◆ Data block ◆

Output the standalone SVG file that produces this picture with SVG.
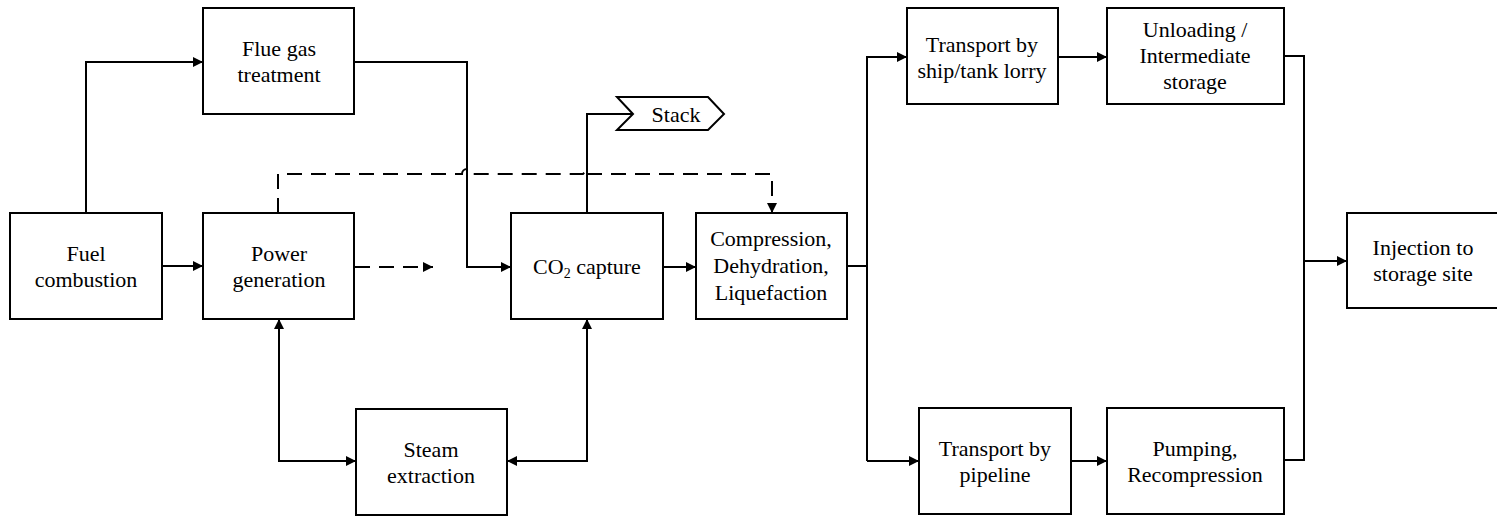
<svg xmlns="http://www.w3.org/2000/svg" width="1497" height="518" viewBox="0 0 1497 518">
<style>
.box{fill:#fff;stroke:#000;stroke-width:2}
.t{font-size:22px;fill:#000;text-anchor:middle}
.c{fill:none;stroke:#000;stroke-width:2}
.d{fill:none;stroke:#000;stroke-width:2;stroke-dasharray:15 9}
</style>
<defs>
<marker id="ah" viewBox="0 0 10 10" refX="10" refY="5" markerWidth="10" markerHeight="10" markerUnits="userSpaceOnUse" orient="auto-start-reverse">
<path d="M0,0 L10,5 L0,10 z" fill="#000"/>
</marker>
</defs>
<rect width="1497" height="518" fill="#fff"/>
<g id="connectors">
<path class="c" d="M162,266 H203" marker-end="url(#ah)"/>
<path class="c" d="M86,213 V62 H203" marker-end="url(#ah)"/>
<path class="c" d="M354,62 H467 V267 H511" marker-end="url(#ah)"/>
<path class="c" d="M663,267 H696" marker-end="url(#ah)"/>
<path class="c" d="M587,213 V114 H633"/>
<path class="d" d="M278,213 V174 H462 A5,5 0 0 1 472,174 H583 L587,170 M587,174 H772 V213" marker-end="url(#ah)"/>
<path class="d" d="M355,267 H433" marker-end="url(#ah)"/>
<path class="c" d="M279,319 V461 H356" marker-start="url(#ah)" marker-end="url(#ah)"/>
<path class="c" d="M587,319 V461 H507" marker-start="url(#ah)" marker-end="url(#ah)"/>
<path class="c" d="M847,266 H867"/>
<path class="c" d="M867,461 V57 H907" marker-end="url(#ah)"/>
<path class="c" d="M867,461 H919" marker-end="url(#ah)"/>
<path class="c" d="M1058,57 H1107" marker-end="url(#ah)"/>
<path class="c" d="M1071,461 H1107" marker-end="url(#ah)"/>
<path class="c" d="M1284,56 H1304 V460 H1284"/>
<path class="c" d="M1304,261 H1347" marker-end="url(#ah)"/>
</g>
<g font-family="Liberation Serif, Times New Roman, serif">
<g id="fuel-combustion">
<rect class="box" x="10" y="213" width="152" height="106"/>
<text class="t" x="86" y="261">Fuel</text>
<text class="t" x="86" y="287">combustion</text>
</g>
<g id="power-generation">
<rect class="box" x="203" y="213" width="151" height="106"/>
<text class="t" x="279" y="261">Power</text>
<text class="t" x="279" y="287">generation</text>
</g>
<g id="flue-gas-treatment">
<rect class="box" x="203" y="8" width="151" height="106"/>
<text class="t" x="279" y="56">Flue gas</text>
<text class="t" x="279" y="82">treatment</text>
</g>
<g id="co2-capture">
<rect class="box" x="511" y="213" width="152" height="106"/>
<text class="t" x="587" y="274">CO<tspan font-size="14" dy="4">2</tspan><tspan dy="-4"> capture</tspan></text>
</g>
<g id="stack">
<path class="box" d="M617,97 H708 L724,114 L708,130 H617 L633,114 z"/>
<text class="t" x="676" y="122">Stack</text>
</g>
<g id="compression">
<rect class="box" x="696" y="213" width="151" height="106"/>
<text class="t" x="771" y="246">Compression,</text>
<text class="t" x="771" y="273">Dehydration,</text>
<text class="t" x="771" y="300">Liquefaction</text>
</g>
<g id="steam-extraction">
<rect class="box" x="356" y="409" width="151" height="106"/>
<text class="t" x="431" y="457">Steam</text>
<text class="t" x="431" y="483">extraction</text>
</g>
<g id="transport-ship">
<rect class="box" x="907" y="8" width="151" height="96"/>
<text class="t" x="982" y="52">Transport by</text>
<text class="t" x="982" y="78">ship/tank lorry</text>
</g>
<g id="unloading">
<rect class="box" x="1107" y="8" width="177" height="96"/>
<text class="t" x="1195" y="37">Unloading /</text>
<text class="t" x="1195" y="63">Intermediate</text>
<text class="t" x="1195" y="89">storage</text>
</g>
<g id="transport-pipeline">
<rect class="box" x="919" y="408" width="152" height="106"/>
<text class="t" x="995" y="456">Transport by</text>
<text class="t" x="995" y="482">pipeline</text>
</g>
<g id="pumping">
<rect class="box" x="1107" y="408" width="177" height="106"/>
<text class="t" x="1195" y="456">Pumping,</text>
<text class="t" x="1195" y="482">Recompression</text>
</g>
<g id="injection">
<rect class="box" x="1347" y="213" width="152" height="95"/>
<text class="t" x="1423" y="255">Injection to</text>
<text class="t" x="1423" y="281">storage site</text>
</g>
</g>
</svg>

◆ Problem ◆
Write out the data precisely as given, excluding the pictures.

◆ Answer to the problem ◆
Output the standalone SVG file that produces this picture with SVG.
<svg xmlns="http://www.w3.org/2000/svg" width="1497" height="518" viewBox="0 0 1497 518">
<style>
.box{fill:#fff;stroke:#000;stroke-width:2}
.t{font-size:22px;fill:#000;text-anchor:middle}
.c{fill:none;stroke:#000;stroke-width:2}
.d{fill:none;stroke:#000;stroke-width:2;stroke-dasharray:15 9}
</style>
<defs>
<marker id="ah" viewBox="0 0 10 10" refX="10" refY="5" markerWidth="10" markerHeight="10" markerUnits="userSpaceOnUse" orient="auto-start-reverse">
<path d="M0,0 L10,5 L0,10 z" fill="#000"/>
</marker>
</defs>
<rect width="1497" height="518" fill="#fff"/>
<g id="connectors">
<path class="c" d="M162,266 H203" marker-end="url(#ah)"/>
<path class="c" d="M86,213 V62 H203" marker-end="url(#ah)"/>
<path class="c" d="M354,62 H467 V267 H511" marker-end="url(#ah)"/>
<path class="c" d="M663,267 H696" marker-end="url(#ah)"/>
<path class="c" d="M587,213 V114 H633"/>
<path class="d" d="M278,213 V174 H462 A5,5 0 0 1 472,174 H583 L587,170 M587,174 H772 V213" marker-end="url(#ah)"/>
<path class="d" d="M355,267 H433" marker-end="url(#ah)"/>
<path class="c" d="M279,319 V461 H356" marker-start="url(#ah)" marker-end="url(#ah)"/>
<path class="c" d="M587,319 V461 H507" marker-start="url(#ah)" marker-end="url(#ah)"/>
<path class="c" d="M847,266 H867"/>
<path class="c" d="M867,461 V57 H907" marker-end="url(#ah)"/>
<path class="c" d="M867,461 H919" marker-end="url(#ah)"/>
<path class="c" d="M1058,57 H1107" marker-end="url(#ah)"/>
<path class="c" d="M1071,461 H1107" marker-end="url(#ah)"/>
<path class="c" d="M1284,56 H1304 V460 H1284"/>
<path class="c" d="M1304,261 H1347" marker-end="url(#ah)"/>
</g>
<g font-family="Liberation Serif, Times New Roman, serif">
<g id="fuel-combustion">
<rect class="box" x="10" y="213" width="152" height="106"/>
<text class="t" x="86" y="261">Fuel</text>
<text class="t" x="86" y="287">combustion</text>
</g>
<g id="power-generation">
<rect class="box" x="203" y="213" width="151" height="106"/>
<text class="t" x="279" y="261">Power</text>
<text class="t" x="279" y="287">generation</text>
</g>
<g id="flue-gas-treatment">
<rect class="box" x="203" y="8" width="151" height="106"/>
<text class="t" x="279" y="56">Flue gas</text>
<text class="t" x="279" y="82">treatment</text>
</g>
<g id="co2-capture">
<rect class="box" x="511" y="213" width="152" height="106"/>
<text class="t" x="587" y="274">CO<tspan font-size="14" dy="4">2</tspan><tspan dy="-4"> capture</tspan></text>
</g>
<g id="stack">
<path class="box" d="M617,97 H708 L724,114 L708,130 H617 L633,114 z"/>
<text class="t" x="676" y="122">Stack</text>
</g>
<g id="compression">
<rect class="box" x="696" y="213" width="151" height="106"/>
<text class="t" x="771" y="246">Compression,</text>
<text class="t" x="771" y="273">Dehydration,</text>
<text class="t" x="771" y="300">Liquefaction</text>
</g>
<g id="steam-extraction">
<rect class="box" x="356" y="409" width="151" height="106"/>
<text class="t" x="431" y="457">Steam</text>
<text class="t" x="431" y="483">extraction</text>
</g>
<g id="transport-ship">
<rect class="box" x="907" y="8" width="151" height="96"/>
<text class="t" x="982" y="52">Transport by</text>
<text class="t" x="982" y="78">ship/tank lorry</text>
</g>
<g id="unloading">
<rect class="box" x="1107" y="8" width="177" height="96"/>
<text class="t" x="1195" y="37">Unloading /</text>
<text class="t" x="1195" y="63">Intermediate</text>
<text class="t" x="1195" y="89">storage</text>
</g>
<g id="transport-pipeline">
<rect class="box" x="919" y="408" width="152" height="106"/>
<text class="t" x="995" y="456">Transport by</text>
<text class="t" x="995" y="482">pipeline</text>
</g>
<g id="pumping">
<rect class="box" x="1107" y="408" width="177" height="106"/>
<text class="t" x="1195" y="456">Pumping,</text>
<text class="t" x="1195" y="482">Recompression</text>
</g>
<g id="injection">
<rect class="box" x="1347" y="213" width="152" height="95"/>
<text class="t" x="1423" y="255">Injection to</text>
<text class="t" x="1423" y="281">storage site</text>
</g>
</g>
</svg>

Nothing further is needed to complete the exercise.